▸ Required work
Repeat only what lies from the line with "Write the Plotly code for this chart." to the line with "l_dts_y = [4.5, 3.9, 3.6, 3.2, 3.0, 2.8, 2.5, 2.3, 2.2]", those two lines included, exactly as it stands; omit any images.

>> Start Provided material

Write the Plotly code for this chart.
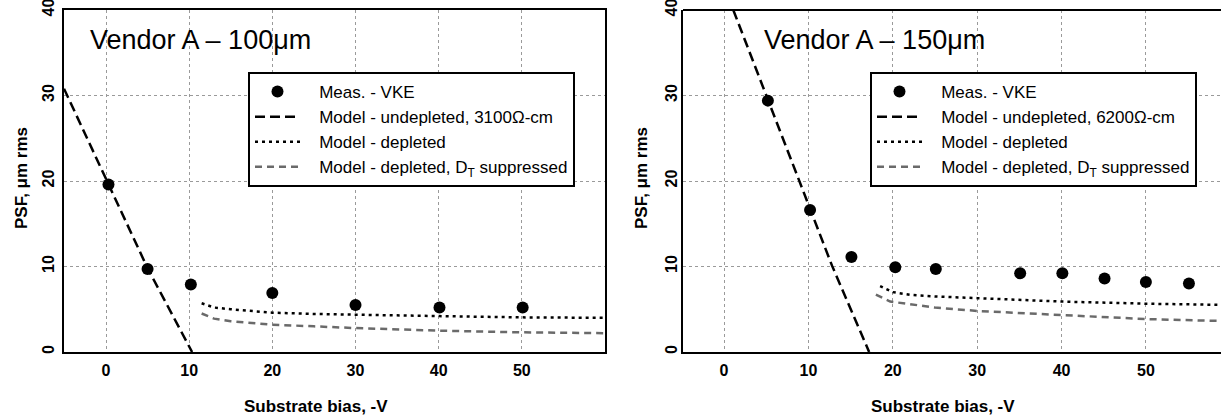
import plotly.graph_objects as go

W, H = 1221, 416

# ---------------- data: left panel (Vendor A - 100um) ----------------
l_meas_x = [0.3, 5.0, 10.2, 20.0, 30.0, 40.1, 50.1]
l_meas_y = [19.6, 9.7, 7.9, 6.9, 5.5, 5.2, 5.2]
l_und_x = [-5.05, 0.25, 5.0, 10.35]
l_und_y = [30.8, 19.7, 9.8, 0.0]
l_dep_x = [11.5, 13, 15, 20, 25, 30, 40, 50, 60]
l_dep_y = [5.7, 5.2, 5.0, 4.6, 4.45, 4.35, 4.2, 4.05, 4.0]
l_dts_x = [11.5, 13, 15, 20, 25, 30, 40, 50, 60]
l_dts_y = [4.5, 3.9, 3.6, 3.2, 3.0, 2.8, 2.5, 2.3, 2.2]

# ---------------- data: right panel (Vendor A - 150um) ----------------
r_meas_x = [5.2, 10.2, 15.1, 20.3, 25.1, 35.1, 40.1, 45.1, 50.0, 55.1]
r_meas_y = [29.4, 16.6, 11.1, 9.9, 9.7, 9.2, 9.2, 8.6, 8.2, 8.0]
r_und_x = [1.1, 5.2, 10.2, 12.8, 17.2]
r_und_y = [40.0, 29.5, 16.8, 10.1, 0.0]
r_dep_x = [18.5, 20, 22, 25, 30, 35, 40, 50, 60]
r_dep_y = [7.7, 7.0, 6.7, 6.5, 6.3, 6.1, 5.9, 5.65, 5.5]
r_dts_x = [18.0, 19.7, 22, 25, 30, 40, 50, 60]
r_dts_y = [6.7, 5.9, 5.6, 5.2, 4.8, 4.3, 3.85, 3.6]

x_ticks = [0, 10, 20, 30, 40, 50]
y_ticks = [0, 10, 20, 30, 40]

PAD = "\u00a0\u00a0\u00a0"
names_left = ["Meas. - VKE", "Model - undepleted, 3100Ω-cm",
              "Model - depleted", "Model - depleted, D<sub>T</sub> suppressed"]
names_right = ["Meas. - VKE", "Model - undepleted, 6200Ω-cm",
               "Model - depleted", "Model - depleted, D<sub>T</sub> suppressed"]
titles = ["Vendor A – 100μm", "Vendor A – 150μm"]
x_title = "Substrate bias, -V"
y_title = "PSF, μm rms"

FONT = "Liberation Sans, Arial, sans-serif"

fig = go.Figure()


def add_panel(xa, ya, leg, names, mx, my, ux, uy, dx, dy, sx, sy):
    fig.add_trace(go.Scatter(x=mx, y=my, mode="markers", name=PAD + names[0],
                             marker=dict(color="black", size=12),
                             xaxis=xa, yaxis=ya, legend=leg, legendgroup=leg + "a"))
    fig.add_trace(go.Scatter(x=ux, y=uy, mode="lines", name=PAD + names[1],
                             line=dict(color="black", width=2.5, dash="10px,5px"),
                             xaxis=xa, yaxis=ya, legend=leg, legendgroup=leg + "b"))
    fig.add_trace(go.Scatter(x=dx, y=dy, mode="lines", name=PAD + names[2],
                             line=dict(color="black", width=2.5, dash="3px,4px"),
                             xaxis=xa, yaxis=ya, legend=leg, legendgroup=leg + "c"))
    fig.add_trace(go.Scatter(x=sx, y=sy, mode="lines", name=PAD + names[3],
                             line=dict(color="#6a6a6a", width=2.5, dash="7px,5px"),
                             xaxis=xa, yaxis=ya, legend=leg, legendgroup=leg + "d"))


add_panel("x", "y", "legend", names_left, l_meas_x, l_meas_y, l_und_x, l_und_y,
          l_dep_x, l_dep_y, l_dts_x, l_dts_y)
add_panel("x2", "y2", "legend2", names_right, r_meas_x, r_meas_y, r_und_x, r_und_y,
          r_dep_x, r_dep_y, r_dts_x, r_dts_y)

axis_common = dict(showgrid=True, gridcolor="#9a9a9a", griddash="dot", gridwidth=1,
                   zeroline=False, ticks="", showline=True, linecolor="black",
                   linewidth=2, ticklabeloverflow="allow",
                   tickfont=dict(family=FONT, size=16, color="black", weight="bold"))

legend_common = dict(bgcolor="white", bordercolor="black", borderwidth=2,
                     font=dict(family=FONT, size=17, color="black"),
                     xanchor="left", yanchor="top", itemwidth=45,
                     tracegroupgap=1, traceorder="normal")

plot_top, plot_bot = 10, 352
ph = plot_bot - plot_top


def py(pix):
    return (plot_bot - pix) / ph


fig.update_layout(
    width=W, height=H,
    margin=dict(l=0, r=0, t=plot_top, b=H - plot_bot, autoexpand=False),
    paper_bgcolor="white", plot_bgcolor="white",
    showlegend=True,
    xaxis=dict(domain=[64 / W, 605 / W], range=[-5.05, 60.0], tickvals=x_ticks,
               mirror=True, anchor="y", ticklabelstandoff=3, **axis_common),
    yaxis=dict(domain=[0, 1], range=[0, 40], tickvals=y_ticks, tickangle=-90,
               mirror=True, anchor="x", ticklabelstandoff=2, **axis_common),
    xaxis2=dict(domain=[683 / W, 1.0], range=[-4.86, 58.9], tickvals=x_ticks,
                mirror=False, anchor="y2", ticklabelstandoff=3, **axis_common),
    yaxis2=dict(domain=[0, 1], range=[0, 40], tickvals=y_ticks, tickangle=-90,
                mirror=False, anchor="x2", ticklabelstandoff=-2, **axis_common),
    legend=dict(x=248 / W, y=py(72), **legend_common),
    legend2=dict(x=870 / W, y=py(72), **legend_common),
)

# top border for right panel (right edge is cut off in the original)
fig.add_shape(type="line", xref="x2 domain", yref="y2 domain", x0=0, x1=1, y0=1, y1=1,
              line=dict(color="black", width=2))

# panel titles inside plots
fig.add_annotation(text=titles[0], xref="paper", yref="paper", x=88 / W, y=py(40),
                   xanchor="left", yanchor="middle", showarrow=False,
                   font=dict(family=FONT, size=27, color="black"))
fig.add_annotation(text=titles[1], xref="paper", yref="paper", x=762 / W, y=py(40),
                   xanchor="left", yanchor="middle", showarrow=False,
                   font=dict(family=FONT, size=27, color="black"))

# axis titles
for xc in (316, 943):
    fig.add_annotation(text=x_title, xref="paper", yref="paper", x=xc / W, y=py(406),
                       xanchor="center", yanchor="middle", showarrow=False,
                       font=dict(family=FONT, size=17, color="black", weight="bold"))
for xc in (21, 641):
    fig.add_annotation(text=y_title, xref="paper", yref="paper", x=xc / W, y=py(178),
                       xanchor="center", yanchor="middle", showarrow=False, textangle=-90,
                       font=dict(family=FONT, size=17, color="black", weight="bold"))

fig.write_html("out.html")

>> End Provided material
>> Start Provided material

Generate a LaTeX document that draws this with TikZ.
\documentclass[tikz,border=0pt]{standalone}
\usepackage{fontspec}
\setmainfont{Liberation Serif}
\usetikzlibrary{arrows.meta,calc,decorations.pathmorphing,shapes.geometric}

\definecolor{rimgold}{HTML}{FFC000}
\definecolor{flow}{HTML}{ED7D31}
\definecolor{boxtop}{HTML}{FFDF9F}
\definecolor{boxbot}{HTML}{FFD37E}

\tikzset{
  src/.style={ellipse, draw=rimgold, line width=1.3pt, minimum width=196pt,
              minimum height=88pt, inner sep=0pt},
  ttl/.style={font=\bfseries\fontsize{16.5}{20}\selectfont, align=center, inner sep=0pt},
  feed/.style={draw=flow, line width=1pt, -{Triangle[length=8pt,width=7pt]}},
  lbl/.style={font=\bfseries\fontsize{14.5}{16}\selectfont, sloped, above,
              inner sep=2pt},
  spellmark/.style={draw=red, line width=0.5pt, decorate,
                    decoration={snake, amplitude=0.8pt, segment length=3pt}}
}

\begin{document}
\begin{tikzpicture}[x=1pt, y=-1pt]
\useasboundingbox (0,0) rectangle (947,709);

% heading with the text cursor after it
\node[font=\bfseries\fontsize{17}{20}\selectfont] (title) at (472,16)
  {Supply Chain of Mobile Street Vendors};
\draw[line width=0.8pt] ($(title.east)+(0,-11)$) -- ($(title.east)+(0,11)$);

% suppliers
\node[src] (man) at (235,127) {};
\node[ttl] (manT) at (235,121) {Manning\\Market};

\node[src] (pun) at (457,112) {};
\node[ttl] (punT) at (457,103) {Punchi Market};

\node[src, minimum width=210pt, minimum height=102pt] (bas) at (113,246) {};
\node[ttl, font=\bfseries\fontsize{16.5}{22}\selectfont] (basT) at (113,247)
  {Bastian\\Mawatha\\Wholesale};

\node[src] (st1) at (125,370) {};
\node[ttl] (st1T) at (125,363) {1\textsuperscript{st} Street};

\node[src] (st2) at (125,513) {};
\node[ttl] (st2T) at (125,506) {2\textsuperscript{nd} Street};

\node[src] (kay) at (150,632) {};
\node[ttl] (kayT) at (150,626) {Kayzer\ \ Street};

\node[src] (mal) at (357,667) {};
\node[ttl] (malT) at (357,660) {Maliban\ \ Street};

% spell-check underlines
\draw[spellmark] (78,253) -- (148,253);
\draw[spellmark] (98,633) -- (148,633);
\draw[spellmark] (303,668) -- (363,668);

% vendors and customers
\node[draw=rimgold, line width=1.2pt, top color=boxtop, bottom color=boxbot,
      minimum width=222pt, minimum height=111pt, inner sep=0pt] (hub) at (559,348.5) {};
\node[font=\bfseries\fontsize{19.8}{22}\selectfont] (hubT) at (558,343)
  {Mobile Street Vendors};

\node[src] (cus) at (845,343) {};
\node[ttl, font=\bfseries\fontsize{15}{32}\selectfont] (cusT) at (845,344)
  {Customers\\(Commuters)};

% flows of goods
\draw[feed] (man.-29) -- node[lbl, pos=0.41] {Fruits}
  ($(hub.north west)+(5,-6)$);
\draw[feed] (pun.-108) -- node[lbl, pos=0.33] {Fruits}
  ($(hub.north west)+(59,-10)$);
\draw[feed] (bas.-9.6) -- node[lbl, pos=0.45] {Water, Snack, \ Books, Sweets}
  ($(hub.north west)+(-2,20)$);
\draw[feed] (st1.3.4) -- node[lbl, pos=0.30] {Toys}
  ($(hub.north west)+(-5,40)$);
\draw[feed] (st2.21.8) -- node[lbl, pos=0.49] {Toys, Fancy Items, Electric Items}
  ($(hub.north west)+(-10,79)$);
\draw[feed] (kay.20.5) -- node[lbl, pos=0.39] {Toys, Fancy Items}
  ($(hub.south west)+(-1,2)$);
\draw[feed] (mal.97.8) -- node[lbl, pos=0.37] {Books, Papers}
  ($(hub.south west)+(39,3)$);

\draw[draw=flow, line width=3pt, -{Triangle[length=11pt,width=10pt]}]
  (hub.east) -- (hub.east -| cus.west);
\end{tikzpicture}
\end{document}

>> End Provided material

▸ Result below
Write the Plotly code for this chart.
import plotly.graph_objects as go

W, H = 1221, 416

# ---------------- data: left panel (Vendor A - 100um) ----------------
l_meas_x = [0.3, 5.0, 10.2, 20.0, 30.0, 40.1, 50.1]
l_meas_y = [19.6, 9.7, 7.9, 6.9, 5.5, 5.2, 5.2]
l_und_x = [-5.05, 0.25, 5.0, 10.35]
l_und_y = [30.8, 19.7, 9.8, 0.0]
l_dep_x = [11.5, 13, 15, 20, 25, 30, 40, 50, 60]
l_dep_y = [5.7, 5.2, 5.0, 4.6, 4.45, 4.35, 4.2, 4.05, 4.0]
l_dts_x = [11.5, 13, 15, 20, 25, 30, 40, 50, 60]
l_dts_y = [4.5, 3.9, 3.6, 3.2, 3.0, 2.8, 2.5, 2.3, 2.2]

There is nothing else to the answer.